**Given problem**
Please give back word for word the lines below, from the first one through the one with "const data = allSeries.flatMap((vals, i)".

**Provided entries**
+ + + +
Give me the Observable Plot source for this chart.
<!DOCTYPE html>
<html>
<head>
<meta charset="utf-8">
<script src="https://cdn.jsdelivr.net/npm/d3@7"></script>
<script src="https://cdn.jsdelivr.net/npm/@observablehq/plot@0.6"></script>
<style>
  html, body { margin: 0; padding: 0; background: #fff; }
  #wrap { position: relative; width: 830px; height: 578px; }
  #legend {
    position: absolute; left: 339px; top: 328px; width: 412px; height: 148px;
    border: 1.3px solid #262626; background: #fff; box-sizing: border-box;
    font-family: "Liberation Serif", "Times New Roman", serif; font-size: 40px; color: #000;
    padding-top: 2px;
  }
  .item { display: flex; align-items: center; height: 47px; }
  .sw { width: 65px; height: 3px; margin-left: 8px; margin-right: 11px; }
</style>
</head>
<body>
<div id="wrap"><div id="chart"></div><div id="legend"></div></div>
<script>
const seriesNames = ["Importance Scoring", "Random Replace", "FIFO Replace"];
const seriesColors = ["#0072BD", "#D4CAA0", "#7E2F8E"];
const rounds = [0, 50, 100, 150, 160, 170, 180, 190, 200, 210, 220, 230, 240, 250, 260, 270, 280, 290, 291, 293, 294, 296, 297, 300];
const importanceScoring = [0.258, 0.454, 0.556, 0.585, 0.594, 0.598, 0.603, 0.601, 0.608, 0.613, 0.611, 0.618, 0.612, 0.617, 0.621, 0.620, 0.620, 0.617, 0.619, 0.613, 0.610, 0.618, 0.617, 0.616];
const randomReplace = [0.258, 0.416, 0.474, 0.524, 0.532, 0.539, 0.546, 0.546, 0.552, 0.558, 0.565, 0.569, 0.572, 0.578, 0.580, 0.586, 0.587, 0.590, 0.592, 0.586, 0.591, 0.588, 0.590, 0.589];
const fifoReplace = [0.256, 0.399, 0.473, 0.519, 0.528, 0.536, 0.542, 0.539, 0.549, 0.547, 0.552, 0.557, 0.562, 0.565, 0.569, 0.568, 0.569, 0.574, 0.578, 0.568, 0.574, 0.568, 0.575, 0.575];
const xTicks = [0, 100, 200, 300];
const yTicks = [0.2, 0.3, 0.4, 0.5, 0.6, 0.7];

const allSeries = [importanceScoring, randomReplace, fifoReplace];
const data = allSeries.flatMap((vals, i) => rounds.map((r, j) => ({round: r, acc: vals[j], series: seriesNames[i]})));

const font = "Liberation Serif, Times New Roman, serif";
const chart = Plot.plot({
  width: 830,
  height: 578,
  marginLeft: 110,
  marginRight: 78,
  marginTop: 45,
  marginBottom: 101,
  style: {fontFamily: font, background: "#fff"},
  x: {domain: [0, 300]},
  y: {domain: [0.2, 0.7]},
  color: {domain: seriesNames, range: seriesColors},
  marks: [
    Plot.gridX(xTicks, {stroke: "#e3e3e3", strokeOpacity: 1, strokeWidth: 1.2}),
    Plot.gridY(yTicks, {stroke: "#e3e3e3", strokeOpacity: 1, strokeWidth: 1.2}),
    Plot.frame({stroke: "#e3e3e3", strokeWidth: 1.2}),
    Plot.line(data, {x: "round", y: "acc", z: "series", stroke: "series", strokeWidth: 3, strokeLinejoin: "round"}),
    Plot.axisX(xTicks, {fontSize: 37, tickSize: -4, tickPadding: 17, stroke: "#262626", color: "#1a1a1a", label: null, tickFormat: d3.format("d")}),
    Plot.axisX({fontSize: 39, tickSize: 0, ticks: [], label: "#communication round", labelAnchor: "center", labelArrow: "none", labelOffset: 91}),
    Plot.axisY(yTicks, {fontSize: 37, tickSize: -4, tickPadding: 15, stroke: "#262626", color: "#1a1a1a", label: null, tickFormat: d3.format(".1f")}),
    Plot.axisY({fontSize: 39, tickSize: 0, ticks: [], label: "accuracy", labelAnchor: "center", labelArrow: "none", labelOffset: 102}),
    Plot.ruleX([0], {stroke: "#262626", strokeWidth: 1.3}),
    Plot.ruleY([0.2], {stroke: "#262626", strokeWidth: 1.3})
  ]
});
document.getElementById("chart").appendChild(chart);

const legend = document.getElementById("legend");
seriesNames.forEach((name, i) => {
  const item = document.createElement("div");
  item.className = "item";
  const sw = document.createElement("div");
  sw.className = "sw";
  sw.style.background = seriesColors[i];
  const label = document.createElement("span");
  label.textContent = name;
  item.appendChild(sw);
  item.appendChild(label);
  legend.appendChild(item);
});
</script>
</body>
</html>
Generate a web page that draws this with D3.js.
+ + + +
**Answer to this problem**
Give me the Observable Plot source for this chart.
<!DOCTYPE html>
<html>
<head>
<meta charset="utf-8">
<script src="https://cdn.jsdelivr.net/npm/d3@7"></script>
<script src="https://cdn.jsdelivr.net/npm/@observablehq/plot@0.6"></script>
<style>
  html, body { margin: 0; padding: 0; background: #fff; }
  #wrap { position: relative; width: 830px; height: 578px; }
  #legend {
    position: absolute; left: 339px; top: 328px; width: 412px; height: 148px;
    border: 1.3px solid #262626; background: #fff; box-sizing: border-box;
    font-family: "Liberation Serif", "Times New Roman", serif; font-size: 40px; color: #000;
    padding-top: 2px;
  }
  .item { display: flex; align-items: center; height: 47px; }
  .sw { width: 65px; height: 3px; margin-left: 8px; margin-right: 11px; }
</style>
</head>
<body>
<div id="wrap"><div id="chart"></div><div id="legend"></div></div>
<script>
const seriesNames = ["Importance Scoring", "Random Replace", "FIFO Replace"];
const seriesColors = ["#0072BD", "#D4CAA0", "#7E2F8E"];
const rounds = [0, 50, 100, 150, 160, 170, 180, 190, 200, 210, 220, 230, 240, 250, 260, 270, 280, 290, 291, 293, 294, 296, 297, 300];
const importanceScoring = [0.258, 0.454, 0.556, 0.585, 0.594, 0.598, 0.603, 0.601, 0.608, 0.613, 0.611, 0.618, 0.612, 0.617, 0.621, 0.620, 0.620, 0.617, 0.619, 0.613, 0.610, 0.618, 0.617, 0.616];
const randomReplace = [0.258, 0.416, 0.474, 0.524, 0.532, 0.539, 0.546, 0.546, 0.552, 0.558, 0.565, 0.569, 0.572, 0.578, 0.580, 0.586, 0.587, 0.590, 0.592, 0.586, 0.591, 0.588, 0.590, 0.589];
const fifoReplace = [0.256, 0.399, 0.473, 0.519, 0.528, 0.536, 0.542, 0.539, 0.549, 0.547, 0.552, 0.557, 0.562, 0.565, 0.569, 0.568, 0.569, 0.574, 0.578, 0.568, 0.574, 0.568, 0.575, 0.575];
const xTicks = [0, 100, 200, 300];
const yTicks = [0.2, 0.3, 0.4, 0.5, 0.6, 0.7];

const allSeries = [importanceScoring, randomReplace, fifoReplace];
const data = allSeries.flatMap((vals, i) => rounds.map((r, j) => ({round: r, acc: vals[j], series: seriesNames[i]})));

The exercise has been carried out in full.